The Open-Source NVIDIA Linux Driver Continued Evolving In 2015

Written by Michael Larabel in Display Drivers on 28 December 2015 at 01:00 PM EST. Page 2 of 4. 16 Comments.

This 2015 Nouveau comparison is similar to that of the recent Intel Haswell 2015 retrospective and the evolution of AMD's open-source performance in 2015. The software comparison included:

- Using Ubuntu 14.10 for a look at the Nouveau driver performance at the end of 2014. Ubuntu 14.10 had the Linux 3.16 kernel and Mesa 10.3.2.

- Using Ubuntu 15.10 with the Linux Git kernel with the latest re-clocking patches and Mesa 11.2-devel.

From the Core i7 5960X Haswell-E system, the GeForce GTX 650, GTX 680, GTX 760, and GTX 780 Ti graphics cards were tested. GTX 600/700 series hardware was used since no GTX 900 series graphics card could be tested for lack of Nouveau accelerated support at this time, as mentioned on the previous page. Each graphics card was re-clocked to its highest performance state supported.
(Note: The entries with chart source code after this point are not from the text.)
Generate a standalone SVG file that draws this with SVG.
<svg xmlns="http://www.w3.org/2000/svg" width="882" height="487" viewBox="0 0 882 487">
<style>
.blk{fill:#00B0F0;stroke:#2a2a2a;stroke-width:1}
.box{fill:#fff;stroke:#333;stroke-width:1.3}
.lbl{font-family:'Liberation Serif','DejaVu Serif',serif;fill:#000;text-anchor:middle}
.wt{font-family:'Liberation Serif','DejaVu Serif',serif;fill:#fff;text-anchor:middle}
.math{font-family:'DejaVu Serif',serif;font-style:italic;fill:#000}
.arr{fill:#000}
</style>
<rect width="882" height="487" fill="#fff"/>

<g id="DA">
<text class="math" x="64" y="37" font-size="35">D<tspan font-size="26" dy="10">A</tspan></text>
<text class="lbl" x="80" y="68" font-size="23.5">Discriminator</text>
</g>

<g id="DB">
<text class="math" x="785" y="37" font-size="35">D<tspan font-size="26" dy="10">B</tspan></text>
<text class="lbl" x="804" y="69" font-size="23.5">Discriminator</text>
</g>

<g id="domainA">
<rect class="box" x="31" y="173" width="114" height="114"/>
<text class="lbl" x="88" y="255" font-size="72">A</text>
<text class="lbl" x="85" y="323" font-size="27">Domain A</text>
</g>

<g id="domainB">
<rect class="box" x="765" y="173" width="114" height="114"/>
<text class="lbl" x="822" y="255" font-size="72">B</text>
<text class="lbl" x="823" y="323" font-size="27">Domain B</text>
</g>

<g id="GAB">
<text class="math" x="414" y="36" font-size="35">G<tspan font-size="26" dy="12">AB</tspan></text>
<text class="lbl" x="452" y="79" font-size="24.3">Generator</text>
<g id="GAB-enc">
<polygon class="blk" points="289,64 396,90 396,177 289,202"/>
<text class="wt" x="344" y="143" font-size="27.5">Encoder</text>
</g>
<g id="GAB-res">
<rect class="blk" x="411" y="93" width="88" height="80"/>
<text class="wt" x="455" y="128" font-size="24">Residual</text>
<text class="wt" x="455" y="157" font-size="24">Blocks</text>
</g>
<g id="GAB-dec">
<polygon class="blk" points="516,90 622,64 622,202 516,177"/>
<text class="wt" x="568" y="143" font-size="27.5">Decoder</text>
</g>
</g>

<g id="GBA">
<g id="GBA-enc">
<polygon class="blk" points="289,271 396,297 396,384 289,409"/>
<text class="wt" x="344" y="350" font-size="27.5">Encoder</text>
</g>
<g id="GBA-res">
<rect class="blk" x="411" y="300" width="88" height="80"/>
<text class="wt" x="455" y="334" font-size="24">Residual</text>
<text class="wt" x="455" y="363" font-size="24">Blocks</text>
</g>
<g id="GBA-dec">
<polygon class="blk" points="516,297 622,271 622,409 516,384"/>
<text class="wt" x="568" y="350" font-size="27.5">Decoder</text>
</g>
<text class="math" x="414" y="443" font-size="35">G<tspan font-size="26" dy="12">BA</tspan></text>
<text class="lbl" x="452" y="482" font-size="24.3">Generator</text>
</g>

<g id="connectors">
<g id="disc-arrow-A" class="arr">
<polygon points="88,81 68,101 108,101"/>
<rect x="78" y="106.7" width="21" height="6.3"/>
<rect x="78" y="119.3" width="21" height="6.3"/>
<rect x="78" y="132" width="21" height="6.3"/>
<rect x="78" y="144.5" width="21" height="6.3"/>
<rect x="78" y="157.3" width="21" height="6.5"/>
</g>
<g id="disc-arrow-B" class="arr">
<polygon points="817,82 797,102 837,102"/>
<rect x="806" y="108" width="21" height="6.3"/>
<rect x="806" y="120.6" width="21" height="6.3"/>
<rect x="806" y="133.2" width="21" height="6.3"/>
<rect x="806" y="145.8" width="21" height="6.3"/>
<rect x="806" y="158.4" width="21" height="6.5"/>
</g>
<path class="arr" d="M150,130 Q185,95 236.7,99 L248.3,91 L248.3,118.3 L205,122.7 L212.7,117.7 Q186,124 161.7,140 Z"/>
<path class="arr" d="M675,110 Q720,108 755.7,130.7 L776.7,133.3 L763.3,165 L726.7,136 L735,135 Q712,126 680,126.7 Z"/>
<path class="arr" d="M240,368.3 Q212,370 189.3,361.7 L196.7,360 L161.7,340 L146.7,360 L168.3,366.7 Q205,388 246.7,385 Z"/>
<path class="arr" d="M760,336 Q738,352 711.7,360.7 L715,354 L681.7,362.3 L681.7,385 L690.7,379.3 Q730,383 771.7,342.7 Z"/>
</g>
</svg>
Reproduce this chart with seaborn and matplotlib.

All of the OpenGL benchmarks were run via the Phoronix Test Suite. For this end-of 2014 vs. 2015 comparison, only up to OpenGL 3 benchmarks could be used since the OpenGL 4.1 support only arrived over the course of 2015.

NVIDIA 1080p 2014 vs. 2015 Linux

First up with the OpenArena benchmark we see big boosts in performance for all the GTX 650. These differences really come down to the graphics cards being able to re-clock higher with the latest code of being able to run stable at the 0f performance state over 0a. With the GTX 650 there was no difference in performance since with that GPU it was able to re-clock to the 0f performance state successfully since 2014.

NVIDIA 1080p 2014 vs. 2015 Linux

As the results show and I've mentioned recently in other articles, there still is more work to do on the re-clocking front such as with the GTX 780 Ti being slower than lower-end Kepler GPUs since there are still some outstanding issues for select cards / video BIOSes.